DIY Chalkboard Lettering for Rustic Decor Chalkboard Signs

You’ve got some exciting new chalkboard decor for your farmhouse home—now what? Here are two DIY farmhouse decor methods for adding gorgeous chalkboard lettering to blackboard signs and other decorative chalkboards.


The first step is to have all your supplies on hand:
A blackboard
Cleaning cloths
Cotton swabs
A small bowl of water
A pencil
A ruler or other straight edge

Optional but recommended:
Liquid chalk markers (sometimes called chalk pens)

A note on chalk pencils: Chalk pencils are generally designed for marking fabric while tailoring clothes, not for chalkboards. While they will look good used on a chalkboard, they won’t erase as easily as standard chalk. Because you may not be able to totally remove the image, we only recommend using a chalk pencil for something you’d like to be permanent.
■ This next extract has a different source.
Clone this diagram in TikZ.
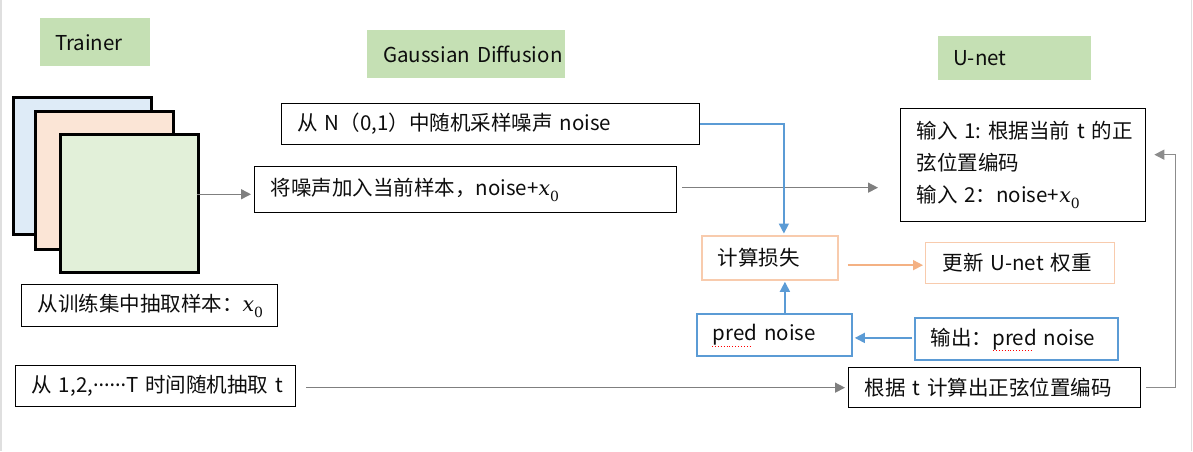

A note on blackboards: The terms “chalkboard” and “blackboard” mean pretty much the same thing! Early chalkboards were made from slate, and so they were referred to as blackboards due to the black or dark grey color of the rock. When green chalkboards became popular in schools in the 1960s, the less color-specific term became more common. Use whichever you like.

Select your text

Before you do anything else, you’ll need to decide what you want your chalkboard decor to say. Stay organized by using chalk labels on drawers and containers, or be motivated by an inspirational word or phrase. Chalkboards are also great for to-do lists, grocery lists, calendars, and other reminders. You can follow our Chalkboard Signs Pinterest Board for more ideas on how to use your decorative chalkboard.

Make a paper sketch or find a farmhouse font

Once you’ve selected your word, phrase, or sentence, it’s time decide on a lettering style!

You can do this the old-fashioned way by sketching out on paper, especially if you want to lean into the handwritten DIY look. If you want clear spacing and consistent lettering, we recommend finding a font you love that you can emulate. Typing and printing out your text is required for the second method we’re going to talk about, but you might find it helpful for the first method as well.

Handwritten script style fonts are maybe the most popular farmhouse fonts, because they have such a personable DIY aesthetic. They’re more down-to-earth than full-on calligraphy, but still have graceful and delicate lines.

Since you’ll be writing with chalk or liquid chalk, it’ll have a handwritten quality no matter what, so don’t feel limited to handwriting inspired fonts. If you’re looking for bolder text, consider lettering that looks like vintage type, stenciling, or has a Western feel. Symbol fonts are also a great way to add embellishments like arrows and stars. Google Fonts, DaFont, and Lost Type are all websites that offer fonts for free or pay-what-you-want for non-commercial personal use, so browse the options until you find something you love.

Once you’ve decided, print your text out at the size you want to have on your chalkboard. Draw on any additional embellishments you’d like, and then off we go! Clean your chalkboard with a wet cloth, let it dry, and then choose one of the following methods.

Method #1 – Freehand lettering with guide lines

Now you've got either a sketch on paper or a printout of what you want your text to look like. What now?

For the first of our two methods, you'll want to break out your ruler or other straight edge. (If you don't have one of those on hand, you can use the edge of a notebook.) Use the ruler to make guide lines on the paper above and below your text and marking the center. You can even make a full grid if that's helpful! Then recreate those guide lines with chalk on your blackboard.

Using your guidelines and referring to your paper, write out your text. The lines will help you keep your text straight and the relative height of your letters on track. You can outline the letters and then fill them in, or write in regular script and then add thicker markers on the downstrokes for a calligraphy inspired look. If you're using regular chalk and not a liquid chalk marker, writing can be a bit easier if you moisten the chalk slightly before starting.

Once everything is drawn out and dry, use cotton swabs to erase your guidelines and any additional marks you want to erase. First go over them with a damp cotton swab, and then with the dry end. Don’t sweat it too much, however, since that slightly messy quality is part of the appeal of chalkboard lettering!

Method #2 – Chalk image transfer

For this one, you’re going to use your print-out. Turn it over, and use the side of the chalk to cover the back of the paper with chalk. This can be a little dusty, so maybe don’t wear black cashmere for this part.

Place the paper chalk-side down on your chalkboard in the exact position you want it in. Using a dull pencil (you don't want to scratch your chalkboard), trace the lines of the letters and any embellishments. Carefully remove the paper, and you’ll see a faint chalk outline of your text has been transferred onto the chalkboard.

Go over this outline with your chalk or liquid chalk marker, and then do any necessary filling in. Add any additional details you’d like, and then it’s time to clean up edges or stray marks with your damp and dry cotton swabs as in the method above.

Have you tried either of these chalkboard lettering techniques? How did your chalkboard sign turn out?